You shouldn’t have had to.
But the point is that when I saw that bloke again, this big lanky bugger, and he’s slapping his thigh and I’m trying to remember his name and all I can see is myself at fourteen, picking pine needles off my shirt and leading his little brother in cuffs to prison, I just felt sick. I couldn’t deal with it.
Vic, you are the fucking Book of Lamentations.
Oh. Yeah. Is Job in that?
She looked at his scabby face and grimaced. She didn’t know whether her rage was for him or against him.
I just needed to tell you, he said. That’s all I had to say.
Good, she said curtly, despite herself.
You know, our basketball coach was a Mormon.
Vic.
Actually there were two of them, Elder Harley and Elder Wendell.
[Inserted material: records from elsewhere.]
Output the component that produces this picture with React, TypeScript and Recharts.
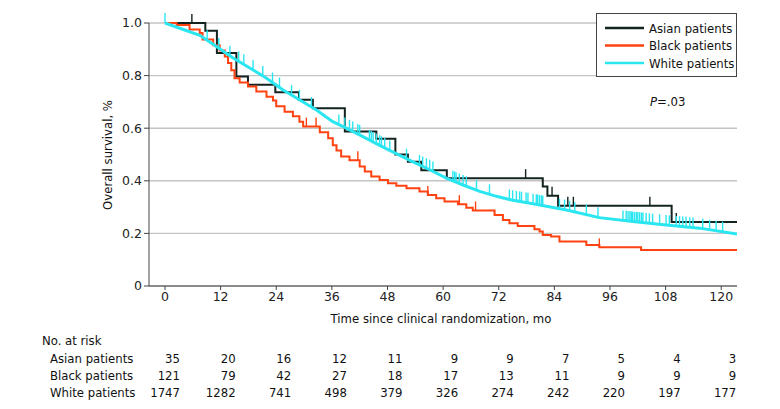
import React from 'react';
import { ComposedChart, Line, Scatter, XAxis, YAxis, CartesianGrid } from 'recharts';

const monthTicks = [0, 12, 24, 36, 48, 60, 72, 84, 96, 108, 120];
const survivalTicks = [0, 0.2, 0.4, 0.6, 0.8, 1.0];
const monthDomain: [number, number] = [-3.45, 123.4];

// Asian patients (Kaplan-Meier steps)
const asianMonths = [0, 8.7, 11.2, 15.4, 17.9, 23.8, 28.9, 31.9, 38.8, 45.6, 49.7, 52.4, 55.3, 60.8, 81.5, 82.5, 84.8, 109.3, 123.4];
const asianSurvival = [1.0, 0.971, 0.886, 0.797, 0.765, 0.737, 0.708, 0.676, 0.587, 0.56, 0.5, 0.472, 0.44, 0.41, 0.378, 0.343, 0.305, 0.243, 0.243];
const asianCensored = [5.8, 77.8, 83.5, 86.9, 88.1, 104.6, 110.3];

// Black patients
const blackMonths = [0, 2.5, 5.3, 7.5, 8.1, 10.4, 11.8, 12.9, 13.6, 14.3, 15.0, 16.1, 17.9, 19.7, 21.9, 23.3, 24.0, 25.8, 27.6, 29.0, 29.8, 33.4, 35.2, 36.2, 37.0, 38.0, 39.8, 42.0, 43.1, 44.5, 46.3, 48.1, 49.9, 52.1, 54.9, 56.7, 58.5, 60.3, 63.2, 65.0, 66.4, 71.1, 72.9, 74.3, 76.1, 79.7, 80.8, 81.5, 83.3, 85.1, 90.9, 93.7, 102.7, 123.4];
const blackSurvival = [1.0, 0.992, 0.975, 0.962, 0.937, 0.915, 0.895, 0.873, 0.848, 0.82, 0.79, 0.774, 0.759, 0.74, 0.72, 0.705, 0.683, 0.663, 0.645, 0.625, 0.606, 0.585, 0.562, 0.535, 0.515, 0.492, 0.478, 0.454, 0.435, 0.416, 0.403, 0.391, 0.381, 0.372, 0.359, 0.346, 0.334, 0.321, 0.311, 0.298, 0.287, 0.27, 0.251, 0.239, 0.228, 0.216, 0.207, 0.194, 0.188, 0.169, 0.156, 0.147, 0.137, 0.137];
const blackCensored = [30.5, 32.6, 41.6, 56.7, 63.5, 67.0, 93.7];

// White patients
const whiteMonths = [0, 3.5, 7.5, 11.1, 14.7, 18.3, 21.9, 25.4, 29.0, 32.6, 36.2, 39.1, 42.7, 46.3, 49.9, 53.5, 57.1, 60.7, 64.3, 67.9, 71.5, 75.0, 79.4, 86.6, 93.7, 100.9, 108.1, 115.3, 123.4];
const whiteSurvival = [1.0, 0.978, 0.953, 0.911, 0.867, 0.829, 0.79, 0.746, 0.708, 0.67, 0.625, 0.6, 0.568, 0.535, 0.503, 0.472, 0.442, 0.41, 0.384, 0.36, 0.341, 0.326, 0.313, 0.289, 0.26, 0.245, 0.232, 0.22, 0.198];
const whiteCensored = [0, 9.1, 11.6, 14.0, 15.9, 17.0, 19.0, 21.1, 23.2, 24.7, 27.3, 29.0, 31.6, 37.5, 38.8, 39.8, 40.5, 41.6, 42.0, 44.1, 44.5, 44.9, 45.6, 46.3, 46.7, 47.4, 48.5, 52.1, 54.9, 55.6, 56.4, 57.1, 57.8, 62.1, 62.5, 62.8, 63.5, 64.3, 65.0, 67.2, 70.0, 74.3, 75.0, 75.8, 76.5, 76.9, 77.9, 78.3, 79.4, 80.1, 80.4, 80.8, 81.2, 81.5, 85.1, 86.2, 87.3, 88.4, 90.9, 93.4, 98.8, 99.5, 99.9, 100.3, 100.6, 100.9, 101.3, 101.7, 102.0, 102.4, 102.8, 103.1, 103.8, 104.5, 105.2, 106.7, 108.1, 108.8, 110.3, 111.0, 111.7, 112.4, 113.2, 113.9, 116.0, 117.5, 118.9, 120.3];

const groupNames = ['Asian patients', 'Black patients', 'White patients'];
const asianAtRisk = [35, 20, 16, 12, 11, 9, 9, 7, 5, 4, 3];
const blackAtRisk = [121, 79, 42, 27, 18, 17, 13, 11, 9, 9, 9];
const whiteAtRisk = [1747, 1282, 741, 498, 379, 326, 274, 242, 220, 197, 177];

const COLORS = ['#13231f', '#ff4211', '#2ae6f0'];
const condensed = "'DejaVu Sans Condensed', 'DejaVu Sans', sans-serif";
const tickFont = "'DejaVu Sans', sans-serif";

// plot box in pixels
const PLOT_LEFT = 149;
const PLOT_RIGHT = 737;
const monthToX = (t: number) =>
  PLOT_LEFT + ((t - monthDomain[0]) / (monthDomain[1] - monthDomain[0])) * (PLOT_RIGHT - PLOT_LEFT);

const toPoints = (months: number[], surv: number[]) => months.map((t, i) => ({ t, s: surv[i] }));

const stepAt = (months: number[], surv: number[], t: number) => {
  let v = surv[0];
  for (let i = 0; i < months.length; i++) if (months[i] <= t) v = surv[i];
  return v;
};

const lineAt = (months: number[], surv: number[], t: number) => {
  for (let i = 1; i < months.length; i++) {
    if (t <= months[i]) {
      const f = (t - months[i - 1]) / (months[i] - months[i - 1]);
      return surv[i - 1] + f * (surv[i] - surv[i - 1]);
    }
  }
  return surv[surv.length - 1];
};

const asianData = toPoints(asianMonths, asianSurvival);
const blackData = toPoints(blackMonths, blackSurvival);
const whiteData = toPoints(whiteMonths, whiteSurvival);

const asianMarks = asianCensored.map(t => ({ t, s: stepAt(asianMonths, asianSurvival, t) }));
const blackMarks = blackCensored.map(t => ({ t, s: stepAt(blackMonths, blackSurvival, t) }));
const whiteMarks = whiteCensored.map(t => ({ t, s: lineAt(whiteMonths, whiteSurvival, t) }));

const censorTick = (color: string, h: number) => (props: any) => {
  const { cx, cy } = props;
  if (cx == null || cy == null) return <g />;
  return <line x1={cx} x2={cx} y1={cy} y2={cy - h} stroke={color} strokeWidth={1.4} />;
};

const riskRows = [asianAtRisk, blackAtRisk, whiteAtRisk];

const App: React.FC = () => {
  return (
    <div style={{ position: 'relative', width: 780, height: 409, background: '#fff', overflow: 'hidden' }}>
      <style>{'body{margin:0;}'}</style>
      <div style={{ position: 'absolute', left: 0, top: 0 }}>
        <ComposedChart width={780} height={326} margin={{ top: 23, right: 43, bottom: 0, left: 0 }}>
          <CartesianGrid vertical={false} stroke="#c4c4c4" strokeWidth={1.4} />
          <XAxis
            type="number"
            dataKey="t"
            domain={monthDomain}
            ticks={monthTicks}
            allowDataOverflow
            height={40}
            tickSize={4}
            stroke="#444"
            tick={{ fontSize: 12.5, fill: '#222', fontFamily: tickFont }}
          />
          <YAxis
            type="number"
            dataKey="s"
            domain={[0, 1]}
            ticks={survivalTicks}
            width={149}
            tickSize={5}
            stroke="#444"
            tickFormatter={(v: number) => (v === 0 ? '0' : v.toFixed(1))}
            tick={{ fontSize: 12.5, fill: '#222', fontFamily: tickFont }}
          />
          <Line data={asianData} dataKey="s" type="stepAfter" stroke={COLORS[0]} strokeWidth={2} dot={false} isAnimationActive={false} />
          <Line data={blackData} dataKey="s" type="stepAfter" stroke={COLORS[1]} strokeWidth={2} dot={false} isAnimationActive={false} />
          <Line data={whiteData} dataKey="s" type="linear" stroke={COLORS[2]} strokeWidth={3} dot={false} isAnimationActive={false} />
          <Scatter data={asianMarks} dataKey="s" shape={censorTick(COLORS[0], 9)} isAnimationActive={false} />
          <Scatter data={blackMarks} dataKey="s" shape={censorTick(COLORS[1], 9)} isAnimationActive={false} />
          <Scatter data={whiteMarks} dataKey="s" shape={censorTick(COLORS[2], 10)} isAnimationActive={false} />
        </ComposedChart>
      </div>
      <svg width={780} height={409} style={{ position: 'absolute', left: 0, top: 0, pointerEvents: 'none' }}>
        <g fontFamily={condensed} fontSize={13} fill="#111" style={{ fontStretch: 'condensed' }}>
          <text transform="translate(112,155) rotate(-90)" textAnchor="middle">Overall survival, %</text>
          <text x={441} y={323} textAnchor="middle">Time since clinical randomization, mo</text>

          {/* legend */}
          <rect x={596.5} y={13.5} width={140} height={63} fill="#fff" stroke="#444" strokeWidth={1} />
          {groupNames.map((name, i) => (
            <g key={name}>
              <line x1={605} x2={644} y1={28 + i * 17.5} y2={28 + i * 17.5} stroke={COLORS[i]} strokeWidth={2.5} />
              <text x={649} y={32.5 + i * 17.5}>{name}</text>
            </g>
          ))}

          <text x={650} y={106}>
            <tspan fontStyle="italic">P</tspan>=.03
          </text>

          {/* number at risk */}
          <text x={42} y={345}>No. at risk</text>
          {groupNames.map((name, i) => (
            <g key={'row' + name}>
              <text x={50} y={363 + i * 17}>{name}</text>
              {riskRows[i].map((n, j) => (
                <text key={j} x={monthToX(monthTicks[j]) + 15} y={363 + i * 17} textAnchor="end">{n}</text>
              ))}
            </g>
          ))}
        </g>
      </svg>
    </div>
  );
};

export default App;
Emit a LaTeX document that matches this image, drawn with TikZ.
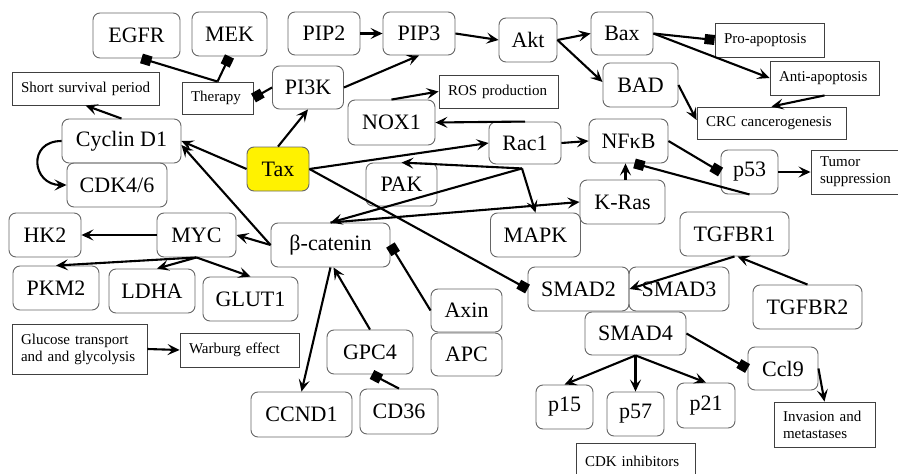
\documentclass[tikz,border=0pt]{standalone}
\usepackage{fontspec}
\setmainfont{Liberation Serif}
\usetikzlibrary{arrows.meta}
\begin{document}
\begin{tikzpicture}[x=1pt,y=-1pt,
  box/.style={draw=black!60, line width=0.9pt, rounded corners=7pt, inner sep=0pt,
              font=\fontsize{22}{24}\selectfont, align=center},
  sz/.style 2 args={minimum width=#1pt, minimum height=#2pt},
  tag/.style={draw=black!75, line width=0.9pt, inner xsep=9pt, inner ysep=0pt,
              font=\fontsize{15}{17}\selectfont, align=left},
  tw/.style 2 args={text width=#1pt, minimum height=#2pt},
  link/.style={line width=2.1pt, -{Stealth[length=12pt,width=11pt,inset=5pt]}},
  block/.style={line width=2.1pt, -{Square[length=10pt,width=10pt]}},
]
\useasboundingbox (0,0) rectangle (898,474);

% signalling molecules
\node[box,sz={87}{45}] (egfr) at (136.5,35.5) {EGFR};
\node[box,sz={75}{44}] (mek) at (229.5,34) {MEK};
\node[box,sz={72}{43}] (pip2) at (324,33.5) {PIP2};
\node[box,sz={72}{43}] (pip3) at (419,33.5) {PIP3};
\node[box,sz={58}{44}] (akt) at (528,40) {Akt};
\node[box,sz={62}{43}] (bax) at (622,33.5) {Bax};
\node[box,sz={75}{44}] (bad) at (640.5,85) {BAD};
\node[box,sz={71}{43}] (pi3k) at (308,87.5) {PI3K};
\node[box,sz={87}{45}] (nox) at (391.5,122.5) {NOX1};
\node[box,sz={72}{42}] (rac) at (525,143) {Rac1};
\node[box,sz={79}{44}] (nfkb) at (628.5,141) {NFκB};
\node[box,sz={85}{44}] (kras) at (622.5,202) {K-Ras};
\node[box,sz={90}{44}] (mapk) at (535.5,235) {MAPK};
\node[box,sz={71}{43}] (pak) at (401.5,184.5) {PAK};
\node[box,sz={62}{44},fill=yellow] (tax) at (278,169) {Tax};
\node[box,sz={119}{44}] (bcat) at (330.5,245) {β-catenin};
\node[box,sz={79}{44}] (myc) at (196.5,235) {MYC};
\node[box,sz={119}{44}] (cyc) at (121.5,141) {Cyclin D1};
\node[box,sz={100}{44}] (cdk) at (117,185) {CDK4/6};
\node[box,sz={72}{44}] (hk2) at (45,235) {HK2};
\node[box,sz={86}{44}] (pkm2) at (56,288) {PKM2};
\node[box,sz={86}{44}] (ldha) at (152,291) {LDHA};
\node[box,sz={95}{44}] (glut) at (250.5,299) {GLUT1};
\node[box,sz={57}{44}] (p53) at (749.5,172) {p53};
\node[box,sz={109}{44}] (tgfbr1) at (734.5,234) {TGFBR1};
\node[box,sz={100}{44}] (smad3) at (679,289) {SMAD3};
\node[box,sz={101}{44}] (smad2) at (578.5,289) {SMAD2};
\node[box,sz={109}{44}] (tgfbr2) at (807.5,307) {TGFBR2};
\node[box,sz={101}{43}] (smad4) at (635.5,333.5) {SMAD4};
\node[box,sz={71}{43}] (axin) at (466.5,310.5) {Axin};
\node[box,sz={71}{43}] (apc) at (466.5,354.5) {APC};
\node[box,sz={86}{44}] (gpc4) at (370,352) {GPC4};
\node[box,sz={78}{45}] (cd36) at (399,411.5) {CD36};
\node[box,sz={101}{45}] (ccnd1) at (301.5,414.5) {CCND1};
\node[box,sz={57}{44}] (p15) at (564.5,407) {p15};
\node[box,sz={57}{44}] (p57) at (635.5,414) {p57};
\node[box,sz={58}{45}] (p21) at (706,405.5) {p21};
\node[box,sz={70}{43}] (ccl9) at (783,368.5) {Ccl9};

% outcomes
\node[tag,tw={129}{33}] (ssp) at (85.5,88.5) {\mbox{Short survival period}};
\node[tag,tw={53}{32}] (ther) at (217.5,98) {\mbox{Therapy}};
\node[tag,tw={101}{33}] (ros) at (498.5,91.5) {\mbox{ROS production}};
\node[tag,tw={91}{34}] (pro) at (769.5,40) {\mbox{Pro-apoptosis}};
\node[tag,tw={91}{34}] (anti) at (824.5,78) {\mbox{Anti-apoptosis}};
\node[tag,tw={131}{32}] (crc) at (771.5,123) {\mbox{CRC cancerogenesis}};
\node[tag,tw={73}{44}] (tum) at (856.5,172) {\mbox{Tumor}\\\mbox{suppression}};
\node[tag,tw={117}{50}] (glu) at (79.5,349) {\mbox{Glucose transport}\\\mbox{and and glycolysis}};
\node[tag,tw={101}{34}] (war) at (239.5,350) {\mbox{Warburg effect}};
\node[tag,tw={83}{45}] (inv) at (824.5,424.5) {\mbox{Invasion and}\\\mbox{metastases}};
\node[tag,tw={101}{37}] (cdki) at (635.5,461.5) {\mbox{CDK inhibitors}};

% PI3K / Akt branch
\draw[link] (pip2.east) -- (pip3.west);
\draw[link] (pip3.east) -- (akt.west);
\draw[link] (akt.east) -- (bax.west);
\draw[link] (akt.east) -- ([yshift=3pt]bad.west);
\draw[block] (bax.east) -- (pro.west);
\draw[link] (bax.east) -- (anti.west);
\draw[link] (bad.east) -- ([yshift=3pt]crc.west);
\draw[link] (anti.south) -- (crc.north);
\draw[link] (pi3k.east) -- (pip3.south);
\draw[block] (pi3k.west) -- (ther.east);
\draw[block] (ther.north) -- ([xshift=5pt]egfr.south);
\draw[block] (ther.north) -- (mek.south);
\draw[link] (tax.north) -- (pi3k.south);

% cell cycle
\draw[link] (tax.west) -- (cyc.east);
\draw[link] (bcat.west) -- ([yshift=-4pt]cyc.east);
\draw[link] (cyc.north) -- (ssp.south);
\draw[link] (cyc.west) to[out=180,in=180,looseness=2] (cdk.west);

% Rac1 branch
\draw[link] (nox.north) -- (ros.west);
\draw[link] (rac.north) -- (nox.east);
\draw[link] (tax.east) -- (rac.west);
\draw[link] (rac.east) -- (nfkb.west);
\coordinate (hub) at ([xshift=-3pt,yshift=-4pt]rac.south);
\draw[link] (hub) -- (pak.north);
\draw[link] (hub) -- (mapk.north);
\draw[link] (hub) -- (bcat.north);
\draw[link] (bcat.north) -- (kras.west);
\draw[link] ([xshift=3pt]kras.north) -- ([xshift=-3pt]nfkb.south);
\draw[block] (p53.south) -- ([xshift=6pt]nfkb.south);
\draw[block] (nfkb.east) -- (p53.west);
\draw[link] (p53.east) -- (tum.west);

% Wnt / beta-catenin branch
\draw[block] (tax.east) -- (smad2.west);
\draw[block] (axin.west) -- (bcat.east);
\draw[link] (gpc4.north) -- ([xshift=3pt]bcat.south);
\draw[link] (bcat.south) -- (ccnd1.north);
\draw[block] (cd36.north) -- ([xshift=2pt]gpc4.south);
\draw[link] (bcat.west) -- (myc.east);
\draw[link] (myc.west) -- (hk2.east);
\draw[link] (myc.south) -- (pkm2.north);
\draw[link] (myc.south) -- ([xshift=5pt]ldha.north);
\draw[link] (myc.south) -- (glut.north);
\draw[link] (glu.east) -- (war.west);

% TGF-beta branch
\draw[link] (tgfbr1.south) -- (smad2.east);
\draw[link] (tgfbr2.north) -- ([xshift=3pt]tgfbr1.south);
\draw[link] (smad4.south) -- (p15.north);
\draw[link] (smad4.south) -- (p57.north);
\draw[link] (smad4.south) -- (p21.north);
\draw[block] (smad4.east) -- (ccl9.west);
\draw[link] (ccl9.east) -- (inv.north);
\end{tikzpicture}
\end{document}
Yanks, of course. We hated them. They just turned up and wouldn’t go. In the end we burnt their bikes and hung them on a fence.
Hm. Novel.
Yeah, I spose it was.
Gail headed downhill at a pace she knew was uncompanionable. It was perverse to be disappointed by a lack of drama, the tears and screams and recriminations she’d dreaded, but she was strangely deflated. She would have preferred a burning bicycle, come to think of it, some straightforward conflagration.
They didn’t speak. All the way back to the house he hung at her elbow, kicking stones, panting a little, not quite matching her step for step.
On the lawn Fenn had a skeet trap set up. There w
as a shotgun broken over his arm. What’s this? said Gail.
Dad’s stuff, said Daisy. There’s boxes of those clay pigeon thingies in the shed.
I’m not much good, said Fenn. But, by God, it’s a lark.
Vic and Gail looked at one another.
You used to shoot, said Fenn. Didn’t you, Vic?
Vic looked at Keira who lay on a warped garden bench with an Archie comic. Daisy held the other child, a boy, who fished out one of her breasts and began feeding. He looked too big, too old, to be breastfed. Daisy sat on the bench beside Keira whose grubby feet rested against her little brother’s head.
Weren’t you in the army cadets? asked Daisy.
Yeah, said Vic. Believe it or not.
You want a go? asked Fenn who looked incongruous in his floral boardshorts and khaki disposal shirt.
I haven’t fired a weapon for thirty years, he said nervously. To tell you the truth I was a little creepy about it, once.
Vic remembered that Tasmanian kid a few years back, the way he calmly strolled about shooting tourists like they were some kind of sport. The chill of recognition he felt seeing the poor dumb kid’s face on TV. The dull eyes, the shoulder-length hair, the total confusion. It might have been him at fourteen or fifteen, gun-happy and afraid.
Dad used to shoot birds, said Daisy. The fruit, you know.
Is that thing still registered? asked Gail.
Love, you look horrified, said Fenn heartily.
There’s a rifle, too, said Daisy. Vet work, it’s different in the country.
We’ve never had to use it, yet, said Fenn. Thank God. You wouldn’t want to be the local RSPCA officer, though.
One side of the valley was dark now but the sun still lit the eastern slopes, bronzing the trees in their staggered lines.
But this, said Fenn. Trap-shooting. Nothing gets hurt but your eardrums.
You go ahead, said Vic.
Can I pull? said Keira.
Yeah, said Daisy. But you know the rules.
The little girl slid off the bench and rooted around in a box for a moment before pulling out a couple of pairs of earmuffs. She passed a set to her father and pulled some on herself. Vic felt Gail take his hand as Fenn loaded up from a carton on a rickety card table and faced out across the valley bottom.